__The task__
The records below are to be repeated in full, exactly as they are.

::: Records shown

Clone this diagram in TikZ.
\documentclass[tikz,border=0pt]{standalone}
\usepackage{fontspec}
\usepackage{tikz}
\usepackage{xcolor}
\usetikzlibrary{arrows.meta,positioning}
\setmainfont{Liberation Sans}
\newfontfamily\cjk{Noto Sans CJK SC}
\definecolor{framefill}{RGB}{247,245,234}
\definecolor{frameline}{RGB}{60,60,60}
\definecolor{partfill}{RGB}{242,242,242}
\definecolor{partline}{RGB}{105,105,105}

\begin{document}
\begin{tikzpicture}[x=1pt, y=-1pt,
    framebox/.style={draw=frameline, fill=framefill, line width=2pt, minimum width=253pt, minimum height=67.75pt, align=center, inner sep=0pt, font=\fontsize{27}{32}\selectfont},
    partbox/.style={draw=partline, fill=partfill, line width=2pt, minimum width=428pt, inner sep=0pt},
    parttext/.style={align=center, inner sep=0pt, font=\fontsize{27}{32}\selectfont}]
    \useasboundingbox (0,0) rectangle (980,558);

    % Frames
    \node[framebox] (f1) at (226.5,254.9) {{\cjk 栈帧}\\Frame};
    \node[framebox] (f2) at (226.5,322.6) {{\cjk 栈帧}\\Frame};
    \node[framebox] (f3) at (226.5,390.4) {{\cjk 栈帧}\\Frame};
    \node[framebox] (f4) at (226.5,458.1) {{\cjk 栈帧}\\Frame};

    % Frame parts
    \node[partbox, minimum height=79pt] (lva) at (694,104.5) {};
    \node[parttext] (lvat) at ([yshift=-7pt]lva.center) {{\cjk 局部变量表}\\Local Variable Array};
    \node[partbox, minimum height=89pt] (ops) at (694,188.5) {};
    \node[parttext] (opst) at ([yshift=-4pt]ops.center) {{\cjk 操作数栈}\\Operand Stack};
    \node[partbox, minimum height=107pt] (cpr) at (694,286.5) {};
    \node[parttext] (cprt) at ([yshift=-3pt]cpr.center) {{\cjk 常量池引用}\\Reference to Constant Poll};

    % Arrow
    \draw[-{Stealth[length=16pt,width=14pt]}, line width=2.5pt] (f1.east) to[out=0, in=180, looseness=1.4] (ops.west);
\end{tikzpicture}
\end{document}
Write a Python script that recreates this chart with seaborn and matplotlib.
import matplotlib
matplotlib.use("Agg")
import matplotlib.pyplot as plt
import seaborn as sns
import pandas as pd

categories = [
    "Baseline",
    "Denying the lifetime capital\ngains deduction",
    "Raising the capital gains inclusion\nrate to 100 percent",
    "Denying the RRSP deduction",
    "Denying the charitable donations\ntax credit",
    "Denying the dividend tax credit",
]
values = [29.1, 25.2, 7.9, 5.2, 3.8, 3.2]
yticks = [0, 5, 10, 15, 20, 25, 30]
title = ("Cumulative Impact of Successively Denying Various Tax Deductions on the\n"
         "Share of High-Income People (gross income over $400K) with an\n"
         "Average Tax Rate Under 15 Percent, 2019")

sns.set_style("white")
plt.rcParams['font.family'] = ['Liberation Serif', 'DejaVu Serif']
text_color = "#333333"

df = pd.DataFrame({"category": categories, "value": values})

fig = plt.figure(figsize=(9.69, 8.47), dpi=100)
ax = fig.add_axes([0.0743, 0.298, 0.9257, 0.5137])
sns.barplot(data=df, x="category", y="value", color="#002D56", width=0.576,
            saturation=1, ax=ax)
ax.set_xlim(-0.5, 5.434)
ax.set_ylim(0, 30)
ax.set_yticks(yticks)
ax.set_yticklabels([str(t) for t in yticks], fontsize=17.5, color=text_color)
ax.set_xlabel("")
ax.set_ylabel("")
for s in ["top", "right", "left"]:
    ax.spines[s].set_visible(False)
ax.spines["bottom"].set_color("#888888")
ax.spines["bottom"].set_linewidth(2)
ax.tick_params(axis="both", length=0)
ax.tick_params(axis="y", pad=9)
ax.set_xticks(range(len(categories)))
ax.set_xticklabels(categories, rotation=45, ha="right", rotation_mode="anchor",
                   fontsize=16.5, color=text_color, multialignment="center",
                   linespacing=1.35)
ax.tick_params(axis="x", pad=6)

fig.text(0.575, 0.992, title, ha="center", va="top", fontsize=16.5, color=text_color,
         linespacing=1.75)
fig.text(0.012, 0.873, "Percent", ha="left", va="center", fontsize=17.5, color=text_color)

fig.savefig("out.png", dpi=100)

::::::

__Exercise solution__
Clone this diagram in TikZ.
\documentclass[tikz,border=0pt]{standalone}
\usepackage{fontspec}
\usepackage{tikz}
\usepackage{xcolor}
\usetikzlibrary{arrows.meta,positioning}
\setmainfont{Liberation Sans}
\newfontfamily\cjk{Noto Sans CJK SC}
\definecolor{framefill}{RGB}{247,245,234}
\definecolor{frameline}{RGB}{60,60,60}
\definecolor{partfill}{RGB}{242,242,242}
\definecolor{partline}{RGB}{105,105,105}

\begin{document}
\begin{tikzpicture}[x=1pt, y=-1pt,
    framebox/.style={draw=frameline, fill=framefill, line width=2pt, minimum width=253pt, minimum height=67.75pt, align=center, inner sep=0pt, font=\fontsize{27}{32}\selectfont},
    partbox/.style={draw=partline, fill=partfill, line width=2pt, minimum width=428pt, inner sep=0pt},
    parttext/.style={align=center, inner sep=0pt, font=\fontsize{27}{32}\selectfont}]
    \useasboundingbox (0,0) rectangle (980,558);

    % Frames
    \node[framebox] (f1) at (226.5,254.9) {{\cjk 栈帧}\\Frame};
    \node[framebox] (f2) at (226.5,322.6) {{\cjk 栈帧}\\Frame};
    \node[framebox] (f3) at (226.5,390.4) {{\cjk 栈帧}\\Frame};
    \node[framebox] (f4) at (226.5,458.1) {{\cjk 栈帧}\\Frame};

    % Frame parts
    \node[partbox, minimum height=79pt] (lva) at (694,104.5) {};
    \node[parttext] (lvat) at ([yshift=-7pt]lva.center) {{\cjk 局部变量表}\\Local Variable Array};
    \node[partbox, minimum height=89pt] (ops) at (694,188.5) {};
    \node[parttext] (opst) at ([yshift=-4pt]ops.center) {{\cjk 操作数栈}\\Operand Stack};
    \node[partbox, minimum height=107pt] (cpr) at (694,286.5) {};
    \node[parttext] (cprt) at ([yshift=-3pt]cpr.center) {{\cjk 常量池引用}\\Reference to Constant Poll};

    % Arrow
    \draw[-{Stealth[length=16pt,width=14pt]}, line width=2.5pt] (f1.east) to[out=0, in=180, looseness=1.4] (ops.west);
\end{tikzpicture}
\end{document}
Write a Python script that recreates this chart with seaborn and matplotlib.
import matplotlib
matplotlib.use("Agg")
import matplotlib.pyplot as plt
import seaborn as sns
import pandas as pd

categories = [
    "Baseline",
    "Denying the lifetime capital\ngains deduction",
    "Raising the capital gains inclusion\nrate to 100 percent",
    "Denying the RRSP deduction",
    "Denying the charitable donations\ntax credit",
    "Denying the dividend tax credit",
]
values = [29.1, 25.2, 7.9, 5.2, 3.8, 3.2]
yticks = [0, 5, 10, 15, 20, 25, 30]
title = ("Cumulative Impact of Successively Denying Various Tax Deductions on the\n"
         "Share of High-Income People (gross income over $400K) with an\n"
         "Average Tax Rate Under 15 Percent, 2019")

sns.set_style("white")
plt.rcParams['font.family'] = ['Liberation Serif', 'DejaVu Serif']
text_color = "#333333"

df = pd.DataFrame({"category": categories, "value": values})

fig = plt.figure(figsize=(9.69, 8.47), dpi=100)
ax = fig.add_axes([0.0743, 0.298, 0.9257, 0.5137])
sns.barplot(data=df, x="category", y="value", color="#002D56", width=0.576,
            saturation=1, ax=ax)
ax.set_xlim(-0.5, 5.434)
ax.set_ylim(0, 30)
ax.set_yticks(yticks)
ax.set_yticklabels([str(t) for t in yticks], fontsize=17.5, color=text_color)
ax.set_xlabel("")
ax.set_ylabel("")
for s in ["top", "right", "left"]:
    ax.spines[s].set_visible(False)
ax.spines["bottom"].set_color("#888888")
ax.spines["bottom"].set_linewidth(2)
ax.tick_params(axis="both", length=0)
ax.tick_params(axis="y", pad=9)
ax.set_xticks(range(len(categories)))
ax.set_xticklabels(categories, rotation=45, ha="right", rotation_mode="anchor",
                   fontsize=16.5, color=text_color, multialignment="center",
                   linespacing=1.35)
ax.tick_params(axis="x", pad=6)

fig.text(0.575, 0.992, title, ha="center", va="top", fontsize=16.5, color=text_color,
         linespacing=1.75)
fig.text(0.012, 0.873, "Percent", ha="left", va="center", fontsize=17.5, color=text_color)

fig.savefig("out.png", dpi=100)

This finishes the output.